More than a decade later Netflix recommended the DVD set to me based on my
preferences—It was like running into an old flame. Watching them as an adult,
they are even more amazing than I originally remember.

------
ballard
Burke's naivete about the externalities of an out-of-control surveillance
apparatus are appalling: ignoring the fact that innocent people do get swept
up for happening to match criteria of a secret scoring algorithm is just
burying one's head in the sand. Instead, he alludes to a simplistic
perspective that the world is a happy-clappy paradise where innocent people
have "nothing to hide," and by virtual of volume of communication, shouldn't
worry.

[https://news.ycombinator.com/item?id=6304729](https://news.ycombinator.com/item?id=6304729)

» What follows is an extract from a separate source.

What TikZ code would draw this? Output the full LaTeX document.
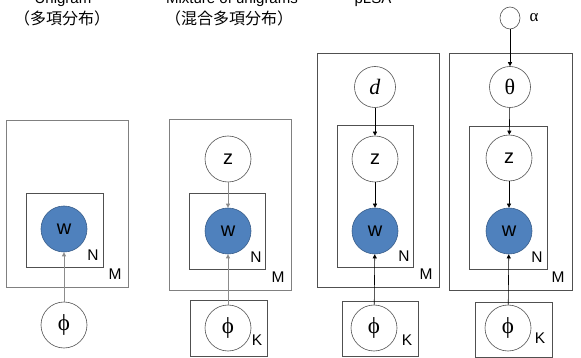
\documentclass[tikz,border=0pt]{standalone}
\usepackage{fontspec}
\setmainfont{Liberation Serif}
\setsansfont{Liberation Sans}
\newfontfamily\cjk{Noto Sans CJK JP}
\usetikzlibrary{arrows.meta}
\definecolor{wblue}{HTML}{4F81BD}
\definecolor{wedge}{HTML}{385D8A}
\definecolor{boxc}{HTML}{505050}
\definecolor{lightbox}{HTML}{808080}
\definecolor{arrg}{HTML}{8C8C8C}
\tikzset{
  var/.style={circle,draw=boxc,line width=0.6pt,fill=white,minimum size=46pt,inner sep=0pt,font=\sffamily\fontsize{20}{20}\selectfont},
  smallvar/.style={circle,draw=boxc,line width=0.6pt,fill=white,minimum size=41pt,inner sep=0pt,font=\rmfamily\fontsize{22}{22}\selectfont},
  obs/.style={var,fill=wblue,draw=wedge},
  hyper/.style={ellipse,draw=boxc,line width=0.6pt,fill=white,minimum width=20pt,minimum height=22pt,inner sep=0pt},
  plate/.style={draw=boxc,line width=0.7pt},
  lplate/.style={draw=lightbox,line width=0.8pt},
  plab/.style={font=\sffamily\fontsize{15.5}{15.5}\selectfont,inner sep=0pt},
  title/.style={font=\sffamily\fontsize{15}{15}\selectfont,inner sep=0pt,anchor=base},
  ctitle/.style={font=\cjk\fontsize{16}{16}\selectfont,inner sep=0pt},
  garr/.style={draw=arrg,line width=1pt,-{Triangle[length=4pt,width=4pt]}},
  barr/.style={draw=black,line width=0.6pt,-{Triangle[length=4pt,width=4pt]}},
  phi/.style={var,font=\rmfamily\fontsize{23}{23}\selectfont}
}
\usetikzlibrary{shapes.geometric}
\begin{document}
\begin{tikzpicture}[x=1pt,y=-1pt]
\useasboundingbox (0,0) rectangle (581,358);
% titles
\node[title] (t1) at (63,4) {Unigram};
\node[ctitle] (c1) at (62,18) {（多項分布）};
\node[title] (t2) at (232,4) {Mixture of unigrams};
\node[ctitle] (c2) at (229,18) {（混合多項分布）};
\node[title] (t3) at (373,4) {pLSA};
% panel 1
\draw[lplate] (6,120) rectangle (128,287);
\draw[plate] (26,193) rectangle (103,267);
\node[obs] (w1) at (64,229) {w};
\node[phi] (p1) at (64,325) {ϕ};
\node[plab] (n1) at (93,255) {N};
\node[plab] (m1) at (115,274) {M};
\draw[garr] (p1) -- (w1);
% panel 2
\draw[lplate] (169,119) rectangle (291,290);
\draw[plate] (189,193) rectangle (265,269);
\draw[plate] (190,300) rectangle (267,356);
\node[var] (z2) at (228,159) {z};
\node[obs] (w2) at (228,231) {w};
\node[phi] (p2) at (228,328) {ϕ};
\node[plab] (n2) at (256,257) {N};
\node[plab] (m2) at (278,277) {M};
\node[plab] (k2) at (257,340) {K};
\draw[garr] (z2) -- (w2);
\draw[garr] (p2) -- (w2);
% panel 3
\draw[plate] (317,53) rectangle (439,287);
\draw[plate] (337,125) rectangle (413,267);
\draw[plate] (342,301) rectangle (418,356);
\node[smallvar] (d3) at (375,87) {\textit{d}};
\node[var] (z3) at (375,159) {z};
\node[obs] (w3) at (375,231) {w};
\node[phi] (p3) at (374,328) {ϕ};
\node[plab] (n3) at (404,256) {N};
\node[plab] (m3) at (426,274) {M};
\node[plab] (k3) at (407,340) {K};
\draw[barr] (d3) -- (z3);
\draw[barr] (z3) -- (w3);
\draw[barr] (p3) -- (w3);
% panel 4
\draw[plate] (449,53) rectangle (572,290);
\draw[plate] (469,126) rectangle (547,269);
\draw[plate] (475,302) rectangle (552,357);
\node[hyper] (a4) at (510,18) {};
\node[font=\rmfamily\fontsize{17}{17}\selectfont,inner sep=0pt] (al) at (534,18) {α};
\node[smallvar] (th4) at (510,87) {θ};
\node[var] (z4) at (509,158) {z};
\node[obs] (w4) at (509,231) {w};
\node[phi] (p4) at (508,328) {ϕ};
\node[plab] (n4) at (537,257) {N};
\node[plab] (m4) at (558,277) {M};
\node[plab] (k4) at (540,338) {K};
\draw[barr] (a4) -- (th4);
\draw[barr] (th4) -- (z4);
\draw[barr] (z4) -- (w4);
\draw[barr] (p4) -- (w4);
\end{tikzpicture}
\end{document}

[https://news.ycombinator.com/item?id=4453659](https://news.ycombinator.com/item?id=4453659)

------
dmoo
Lots of gold on YouTube
[http://www.youtube.com/user/JamesBurkeConnection?feature=wat...](http://www.youtube.com/user/JamesBurkeConnection?feature=watch)

------
lifeisstillgood
The original on BBC :
[http://www.bbc.co.uk/programmes/b038zhb9](http://www.bbc.co.uk/programmes/b038zhb9)
see from 44 mins on.

It is the simplest and clearest explanation of _why_ nanotechnology matters
and what's happening while we all play with Web 3.0

I can't agree it's all coming to pass as be says, nor in those timescales. But
only a few technologies need to pay off and we will see an end to scarcity.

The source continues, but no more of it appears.